## Begin Information supplied

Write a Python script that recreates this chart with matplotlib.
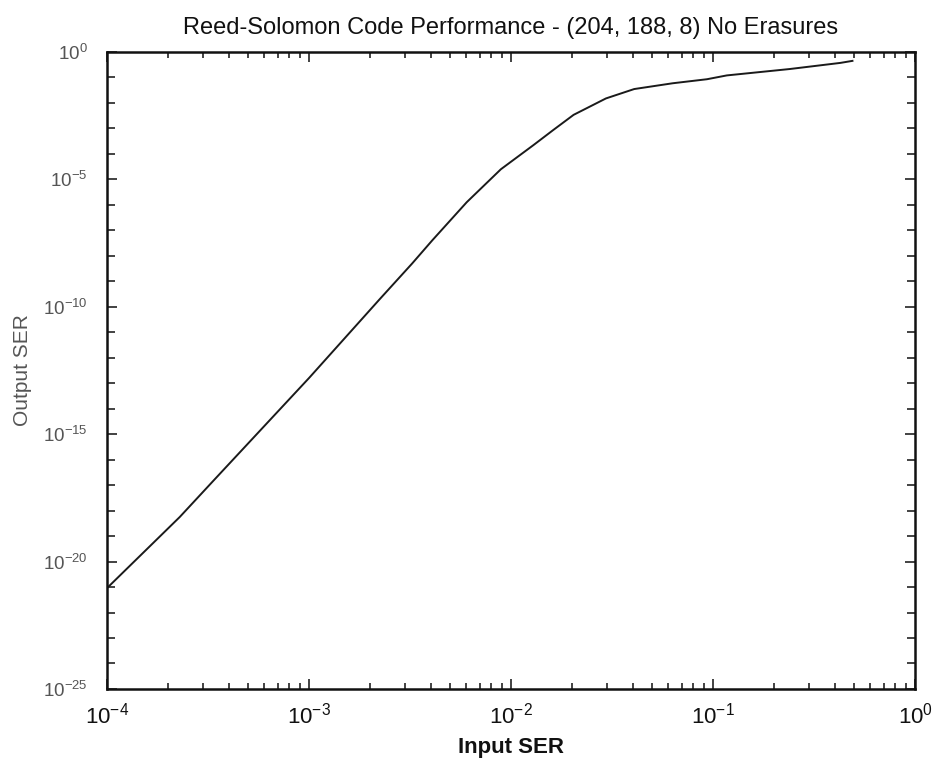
import matplotlib
matplotlib.use("Agg")
import matplotlib.pyplot as plt
from matplotlib.ticker import FixedLocator, FixedFormatter, LogLocator, NullFormatter

# Data
input_ser = [1.0e-4, 2.29e-4, 3.39e-4, 1.0e-3, 2.24e-3, 3.24e-3, 4.07e-3, 6.03e-3,
             8.91e-3, 1.29e-2, 1.62e-2, 2.04e-2, 2.95e-2, 4.07e-2, 6.31e-2, 9.33e-2,
             0.117, 0.240, 0.427, 0.490]
output_ser = [9.1e-22, 5.6e-19, 1.6e-17, 1.6e-13, 2.0e-10, 5.0e-9, 4.0e-8, 1.26e-6,
              2.5e-5, 2.2e-4, 8.7e-4, 3.4e-3, 1.5e-2, 3.5e-2, 5.9e-2, 8.5e-2,
              0.120, 0.214, 0.372, 0.447]

x_ticks = [1e-4, 1e-3, 1e-2, 1e-1, 1e0]
x_tick_labels = ['10$^{\\mathsf{-4}}$', '10$^{\\mathsf{-3}}$', '10$^{\\mathsf{-2}}$',
                 '10$^{\\mathsf{-1}}$', '10$^{\\mathsf{0}}$']
y_ticks = [1e-25, 1e-20, 1e-15, 1e-10, 1e-5, 1e0]
y_tick_labels = ['10$^{\\mathsf{-25}}$', '10$^{\\mathsf{-20}}$', '10$^{\\mathsf{-15}}$',
                 '10$^{\\mathsf{-10}}$', '10$^{\\mathsf{-5}}$', '10$^{\\mathsf{0}}$']

title = 'Reed-Solomon Code Performance - (204, 188, 8) No Erasures'
xlabel = 'Input SER'
ylabel = 'Output SER'

fam = ['Liberation Sans Narrow', 'Liberation Sans', 'DejaVu Sans']
plt.rcParams['font.family'] = fam
plt.rcParams['mathtext.fontset'] = 'custom'
plt.rcParams['mathtext.rm'] = 'Liberation Sans'
plt.rcParams['mathtext.sf'] = 'Liberation Sans'
plt.rcParams['mathtext.it'] = 'Liberation Sans'
plt.rcParams['mathtext.bf'] = 'Liberation Sans:bold'

fig = plt.figure(figsize=(9.34, 7.64), dpi=100)
ax = fig.add_axes([0.1146, 0.0982, 0.8651, 0.8338])

ax.plot(input_ser, output_ser, color='#1a1a1a', linewidth=1.4)

ax.set_xscale('log')
ax.set_yscale('log')
ax.set_xlim(1e-4, 1e0)
ax.set_ylim(1e-25, 1e0)

ax.xaxis.set_major_locator(FixedLocator(x_ticks))
ax.xaxis.set_major_formatter(FixedFormatter(x_tick_labels))
ax.xaxis.set_minor_locator(LogLocator(base=10, subs=range(2, 10), numticks=20))
ax.xaxis.set_minor_formatter(NullFormatter())

ax.yaxis.set_major_locator(FixedLocator(y_ticks))
ax.yaxis.set_major_formatter(FixedFormatter(y_tick_labels))
ax.yaxis.set_minor_locator(LogLocator(base=10, subs=(1.0,), numticks=40))
ax.yaxis.set_minor_formatter(NullFormatter())

ax.tick_params(which='both', direction='in', top=True, right=True, width=1.2, color='#222222')
ax.tick_params(which='major', length=7)
ax.tick_params(which='minor', length=4)
ax.tick_params(axis='x', which='major', labelsize=16, labelcolor='#111111', pad=10)
ax.tick_params(axis='y', which='major', labelsize=13.5, labelcolor='#555555', pad=14)
ax.tick_params(axis='y', which='minor', length=6)

for s in ax.spines.values():
    s.set_linewidth(1.8)
    s.set_color('#111111')

ax.set_title(title, fontsize=17, color='#111111', pad=13)
ax.set_xlabel(xlabel, fontsize=16, fontweight='bold', color='#111111')
ax.xaxis.set_label_coords(0.5, -0.076)
ax.set_ylabel(ylabel, fontsize=15, color='#555555')
ax.yaxis.set_label_coords(-0.093, 0.5)

fig.savefig('out.png', dpi=100, facecolor='white')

## End Information supplied

Stated exercise - Without the pictures, write out the whole listing above exactly as it appears.

Exercise response -
Write a Python script that recreates this chart with matplotlib.
import matplotlib
matplotlib.use("Agg")
import matplotlib.pyplot as plt
from matplotlib.ticker import FixedLocator, FixedFormatter, LogLocator, NullFormatter

# Data
input_ser = [1.0e-4, 2.29e-4, 3.39e-4, 1.0e-3, 2.24e-3, 3.24e-3, 4.07e-3, 6.03e-3,
             8.91e-3, 1.29e-2, 1.62e-2, 2.04e-2, 2.95e-2, 4.07e-2, 6.31e-2, 9.33e-2,
             0.117, 0.240, 0.427, 0.490]
output_ser = [9.1e-22, 5.6e-19, 1.6e-17, 1.6e-13, 2.0e-10, 5.0e-9, 4.0e-8, 1.26e-6,
              2.5e-5, 2.2e-4, 8.7e-4, 3.4e-3, 1.5e-2, 3.5e-2, 5.9e-2, 8.5e-2,
              0.120, 0.214, 0.372, 0.447]

x_ticks = [1e-4, 1e-3, 1e-2, 1e-1, 1e0]
x_tick_labels = ['10$^{\\mathsf{-4}}$', '10$^{\\mathsf{-3}}$', '10$^{\\mathsf{-2}}$',
                 '10$^{\\mathsf{-1}}$', '10$^{\\mathsf{0}}$']
y_ticks = [1e-25, 1e-20, 1e-15, 1e-10, 1e-5, 1e0]
y_tick_labels = ['10$^{\\mathsf{-25}}$', '10$^{\\mathsf{-20}}$', '10$^{\\mathsf{-15}}$',
                 '10$^{\\mathsf{-10}}$', '10$^{\\mathsf{-5}}$', '10$^{\\mathsf{0}}$']

title = 'Reed-Solomon Code Performance - (204, 188, 8) No Erasures'
xlabel = 'Input SER'
ylabel = 'Output SER'

fam = ['Liberation Sans Narrow', 'Liberation Sans', 'DejaVu Sans']
plt.rcParams['font.family'] = fam
plt.rcParams['mathtext.fontset'] = 'custom'
plt.rcParams['mathtext.rm'] = 'Liberation Sans'
plt.rcParams['mathtext.sf'] = 'Liberation Sans'
plt.rcParams['mathtext.it'] = 'Liberation Sans'
plt.rcParams['mathtext.bf'] = 'Liberation Sans:bold'

fig = plt.figure(figsize=(9.34, 7.64), dpi=100)
ax = fig.add_axes([0.1146, 0.0982, 0.8651, 0.8338])

ax.plot(input_ser, output_ser, color='#1a1a1a', linewidth=1.4)

ax.set_xscale('log')
ax.set_yscale('log')
ax.set_xlim(1e-4, 1e0)
ax.set_ylim(1e-25, 1e0)

ax.xaxis.set_major_locator(FixedLocator(x_ticks))
ax.xaxis.set_major_formatter(FixedFormatter(x_tick_labels))
ax.xaxis.set_minor_locator(LogLocator(base=10, subs=range(2, 10), numticks=20))
ax.xaxis.set_minor_formatter(NullFormatter())

ax.yaxis.set_major_locator(FixedLocator(y_ticks))
ax.yaxis.set_major_formatter(FixedFormatter(y_tick_labels))
ax.yaxis.set_minor_locator(LogLocator(base=10, subs=(1.0,), numticks=40))
ax.yaxis.set_minor_formatter(NullFormatter())

ax.tick_params(which='both', direction='in', top=True, right=True, width=1.2, color='#222222')
ax.tick_params(which='major', length=7)
ax.tick_params(which='minor', length=4)
ax.tick_params(axis='x', which='major', labelsize=16, labelcolor='#111111', pad=10)
ax.tick_params(axis='y', which='major', labelsize=13.5, labelcolor='#555555', pad=14)
ax.tick_params(axis='y', which='minor', length=6)

for s in ax.spines.values():
    s.set_linewidth(1.8)
    s.set_color('#111111')

ax.set_title(title, fontsize=17, color='#111111', pad=13)
ax.set_xlabel(xlabel, fontsize=16, fontweight='bold', color='#111111')
ax.xaxis.set_label_coords(0.5, -0.076)
ax.set_ylabel(ylabel, fontsize=15, color='#555555')
ax.yaxis.set_label_coords(-0.093, 0.5)

fig.savefig('out.png', dpi=100, facecolor='white')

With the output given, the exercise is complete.